The filing was an answer to the appeal by NASCAR arguing that Judge Mullen's ruling should be overturned because Mayfield is a danger to the sport.
Mayfield's attorney, John Buric, said he filed 17 exhibits arguing his point.
"There's nothing really to comment on other than we believe Judge Mullen was right and we don't believe there are any grounds for NASCAR to seek any stay from the 4th Circuit," Buric said. "The order should stand as it is."
NASCAR countered with the results of the test Mayfield took at his home on July 6.
Court documents said the test was conclusive and that additional tests were performed to exclude the possibility that the results were a combination of Adderall and Claritin-D, as Mayfield has claimed.
"My only comment is that's their result," Buric told AP. "But what I want you to keep in mind is that test was performed by the defendants in the case. Aegis Laboratories and Dr. Black are defendants in this case. I don't know if NASCAR has the right to ask the defendant to test Jeremy's urine sample. It ought to be done independently, but NASCAR didn't do that."
Buric said the law firm had Mayfield tested at an independent lab "not associated with NASCAR" and the results were negative.
Documents also said Mayfield's urine sample was "very dilute," an indication that an excessive amount of water was consumed "in an effort to defeat a drug test."
The filing also said the "B" sample remains sealed and available for testing at another laboratory, a point of contention in the initial claim.
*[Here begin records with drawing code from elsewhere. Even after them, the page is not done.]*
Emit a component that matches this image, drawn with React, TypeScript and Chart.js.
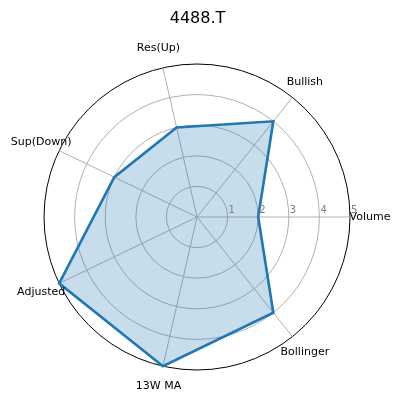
import React, { useEffect, useRef } from 'react';
import { Chart, registerables } from 'chart.js';

Chart.register(...registerables);

// clockwise from east (matplotlib runs counter-clockwise, so order is reversed)
const axisLabels = ['Volume', 'Bollinger', '13W MA', 'Adjusted', 'Sup(Down)', 'Res(Up)', 'Bullish'];
const scores = [2, 4, 5, 5, 3, 3, 4];
const tickValues = [1, 2, 3, 4, 5];

const FONT = "'DejaVu Sans', sans-serif";

const radarText = {
  id: 'radarText',
  afterDraw(chart: any) {
    const scale = chart.scales.r;
    const ctx = chart.ctx;
    ctx.save();
    // axis labels centred just outside the outer ring
    ctx.font = `11px ${FONT}`;
    ctx.fillStyle = '#000';
    ctx.textAlign = 'center';
    ctx.textBaseline = 'middle';
    axisLabels.forEach((label, i) => {
      const p = scale.getPointPosition(i, scale.drawingArea + 20);
      ctx.fillText(label, p.x, p.y);
    });
    // radial tick labels along the first axis
    ctx.font = `10px ${FONT}`;
    ctx.fillStyle = '#808080';
    ctx.textAlign = 'left';
    ctx.textBaseline = 'bottom';
    tickValues.forEach((v) => {
      const p = scale.getPointPositionForValue(0, v);
      ctx.fillText(String(v), p.x + 1, p.y - 2);
    });
    ctx.restore();
  },
};

const App = () => {
  const chartRef = useRef<HTMLCanvasElement>(null);

  useEffect(() => {
    const chart = new Chart(chartRef.current as HTMLCanvasElement, {
      type: 'radar',
      data: {
        labels: axisLabels,
        datasets: [
          {
            data: scores,
            borderColor: '#1f77b4',
            backgroundColor: 'rgba(31,119,180,0.25)',
            borderWidth: 2.6,
            pointRadius: 0,
            fill: true,
            tension: 0,
          },
        ],
      },
      options: {
        animation: false,
        responsive: true,
        maintainAspectRatio: false,
        layout: { padding: { left: 44, right: 50, top: 0, bottom: 30 } },
        scales: {
          r: {
            min: 0,
            max: 5,
            startAngle: 90,
            ticks: { display: false, stepSize: 1 },
            pointLabels: { display: false },
            grid: {
              circular: true,
              color: (c: any) => (c.tick && c.tick.value === 5 ? '#000' : '#b0b0b0'),
              lineWidth: 1,
            },
            angleLines: { color: '#b0b0b0', lineWidth: 1 },
          },
        },
        plugins: {
          legend: { display: false },
          tooltip: { enabled: false },
          title: {
            display: true,
            text: '4488.T',
            color: '#000',
            font: { family: FONT, size: 16, weight: 'normal' },
            padding: { top: 9, bottom: 36 },
          },
        },
      },
      plugins: [radarText],
    });

    return () => chart.destroy();
  }, []);

  return (
    <div style={{ position: 'fixed', left: 0, top: 0, width: 401, height: 401, background: '#fff' }}>
      <canvas ref={chartRef} />
    </div>
  );
};

export default App;
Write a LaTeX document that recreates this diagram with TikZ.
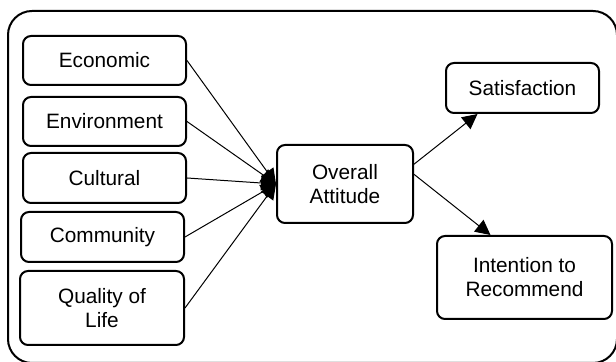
\documentclass[tikz,border=0pt]{standalone}
\usepackage{fontspec}
\setmainfont{Liberation Sans}
\usetikzlibrary{arrows.meta}

\begin{document}
\begin{tikzpicture}[x=0.5pt, y=-0.5pt,
    factor/.style={draw, rectangle, rounded corners=4pt, line width=1pt,
      align=center, inner sep=0pt, font=\fontsize{10.4}{12}\selectfont},
    link/.style={-{Triangle[length=7.5pt, width=7.5pt]}, line width=0.5pt}]
      \useasboundingbox (0,0) rectangle (616,362);
      \clip (0,0) rectangle (616,362);
      \draw[line width=1pt, rounded corners=12pt] (8,11) rectangle (617,363);
      \node[factor, minimum width=81.5pt, minimum height=24.5pt] (econ) at (104.5,60.5) {Economic};
      \node[factor, minimum width=81.5pt, minimum height=24.5pt] (envir) at (104.5,121.5) {Environment};
      \node[factor, minimum width=81.5pt, minimum height=25pt] (cult) at (104.5,178) {Cultural};
      \node[factor, minimum width=81.5pt, minimum height=25pt] (comm) at (102.5,237) {Community};
      \node[factor, minimum width=82pt, minimum height=37pt] (qol) at (102,308) {Quality of\\Life};
      \node[factor, minimum width=68pt, minimum height=39pt] (attitude) at (345,184) {Overall\\Attitude};
      \node[factor, minimum width=76.5pt, minimum height=25pt] (satis) at (522.5,88) {Satisfaction};
      \node[factor, minimum width=87.5pt, minimum height=41.5pt] (intent) at (524.5,277.5) {Intention to\\Recommend};
      \draw[link] (econ.east) -- (attitude.west);
      \draw[link] (envir.east) -- (attitude.west);
      \draw[link] (cult.east) -- (attitude.west);
      \draw[link] (comm.east) -- (attitude.west);
      \draw[link] (qol.east) -- (attitude.west);
      \draw[link] (attitude.16) -- ([xshift=-22.5pt]satis.south);
      \draw[link] (attitude.8) -- ([xshift=-17pt]intent.north);
    \end{tikzpicture}
\end{document}
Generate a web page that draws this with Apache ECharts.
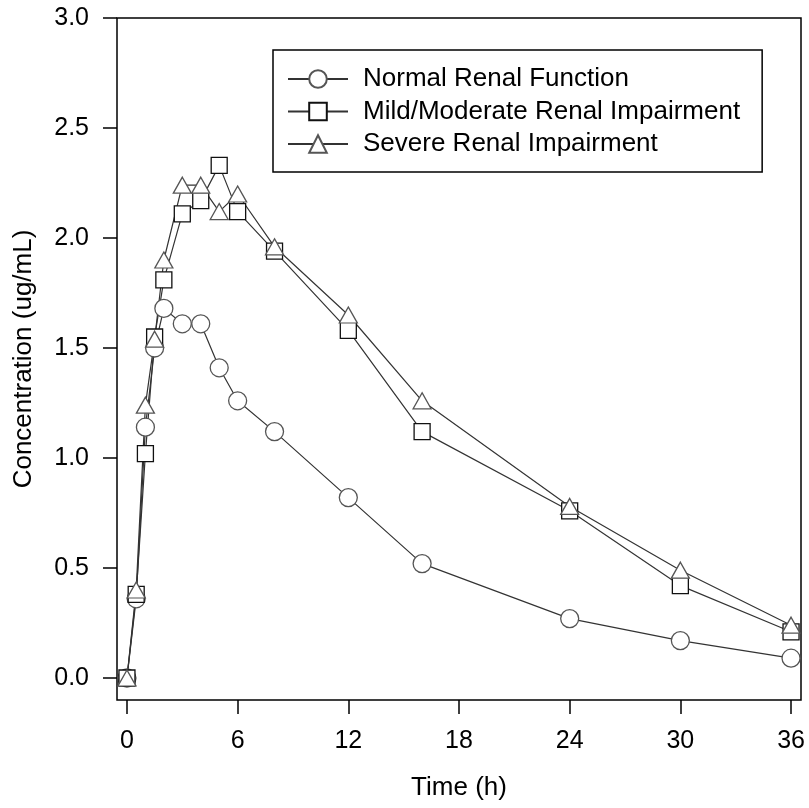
<!DOCTYPE html>
<html>
<head>
<meta charset="utf-8">
<script src="https://cdn.jsdelivr.net/npm/echarts@6/dist/echarts.min.js"></script>
<style>html,body{margin:0;padding:0;background:#fff}#c{width:809px;height:808px}</style>
</head>
<body>
<div id="c"></div>
<script>
const times = [0, 0.5, 1, 1.5, 2, 3, 4, 5, 6, 8, 12, 16, 24, 30, 36];
const normalRenal = [0, 0.36, 1.14, 1.50, 1.68, 1.61, 1.61, 1.41, 1.26, 1.12, 0.82, 0.52, 0.27, 0.17, 0.09];
const mildModerate = [0, 0.38, 1.02, 1.55, 1.81, 2.11, 2.17, 2.33, 2.12, 1.94, 1.58, 1.12, 0.76, 0.42, 0.21];
const severe = [0, 0.40, 1.24, 1.54, 1.90, 2.24, 2.24, 2.12, 2.20, 1.96, 1.65, 1.26, 0.78, 0.49, 0.24];
const xTicks = [0, 6, 12, 18, 24, 30, 36];
const yTicks = [0, 0.5, 1.0, 1.5, 2.0, 2.5, 3.0];
const seriesNames = ['Normal Renal Function', 'Mild/Moderate Renal Impairment', 'Severe Renal Impairment'];

const FONT = 'Liberation Sans, Arial, sans-serif';
const pairs = arr => times.map((t, i) => [t, arr[i]]);

const chart = echarts.init(document.getElementById('c'), null, {renderer: 'canvas'});
const lineCol = '#333';
function mk(name, data, symbol, size, border) {
  return {
    name, type: 'line', data: pairs(data), symbol, symbolSize: size,
    showSymbol: true, clip: false,
    lineStyle: {color: lineCol, width: 1.2},
    itemStyle: {color: '#fff', borderColor: border, borderWidth: 1.3},
    emphasis: {disabled: true}
  };
}
chart.setOption({
  animation: false,
  grid: {left: 117, right: 8, top: 18, bottom: 108, show: true, borderColor: '#000', borderWidth: 1.5, backgroundColor: 'transparent'},
  xAxis: {
    type: 'value', min: -0.54, max: 36.54,
    axisLine: {show: false, onZero: false},
    splitLine: {show: false},
    axisTick: {show: true, length: 14, inside: false, customValues: xTicks, lineStyle: {color: '#000', width: 1.5}},
    axisLabel: {customValues: xTicks, margin: 29, fontSize: 25, fontFamily: FONT, color: '#000'}
  },
  yAxis: {
    type: 'value', min: -0.1, max: 3.0,
    axisLine: {show: false, onZero: false},
    splitLine: {show: false},
    axisTick: {show: true, length: 14, inside: false, customValues: yTicks, lineStyle: {color: '#000', width: 1.5}},
    axisLabel: {customValues: yTicks, margin: 28, fontSize: 25, fontFamily: FONT, color: '#000',
      formatter: v => Number(v).toFixed(1)}
  },
  legend: {
    data: seriesNames, orient: 'vertical', left: 273, top: 50,
    borderColor: '#000', borderWidth: 1.5, backgroundColor: '#fff',
    padding: [16, 22, 15, 14], itemWidth: 60, itemHeight: 22, itemGap: 6.5,
    selectedMode: false,
    textStyle: {fontSize: 26, fontFamily: FONT, color: '#000', padding: [0, 0, 0, 10]}
  },
  graphic: [
    {type: 'text', x: 24, y: 359, rotation: Math.PI / 2,
     style: {text: 'Concentration (ug/mL)', font: '26px ' + FONT, fill: '#000', align: 'center', verticalAlign: 'middle'}},
    {type: 'text', x: 459, y: 788,
     style: {text: 'Time (h)', font: '26px ' + FONT, fill: '#000', align: 'center', verticalAlign: 'middle'}}
  ],
  series: [
    mk(seriesNames[0], normalRenal, 'circle', 18, '#555'),
    mk(seriesNames[1], mildModerate, 'rect', 16, '#111'),
    mk(seriesNames[2], severe, 'triangle', [18, 16], '#555')
  ]
});
</script>
</body>
</html>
Mayfield's attorney argued that because the original "B" sample was tested at the same laboratory, Aegis, that is employed by NASCAR and that conducted the first test, the results were compromised and should be thrown out.
Court documents show that Mayfield's most recent positive test was reported to his attorneys last Friday, five days before it was made public. Buric acknowledged the two sides are still haggling over a lab for the "B" sample and said NASCAR rejected the lab Mayfield's side had picked.
Officials for both sides agreed that Mayfield would not attempt to drive in a Sprint Cup event until the "B" sample was tested at an approved lab. That agreement , according to NASCAR officials, has not been signed.
NASCAR hopes the latest test eliminates any doubt that the first tests were legitimate.
"Because Mr. Mayfield's repeated and confirmed use of methamphetamine violates NASCAR's Substance Abuse Policy, and because NASCAR must be permitted to protect the safety of its drivers, crews, and fans, as well as the integrity of the sport, Defendants respectfully request that the Court immediately vacate its July 7, 2009 Order and reinstate NASCAR's suspension of Mr. Mayfield," court documents said.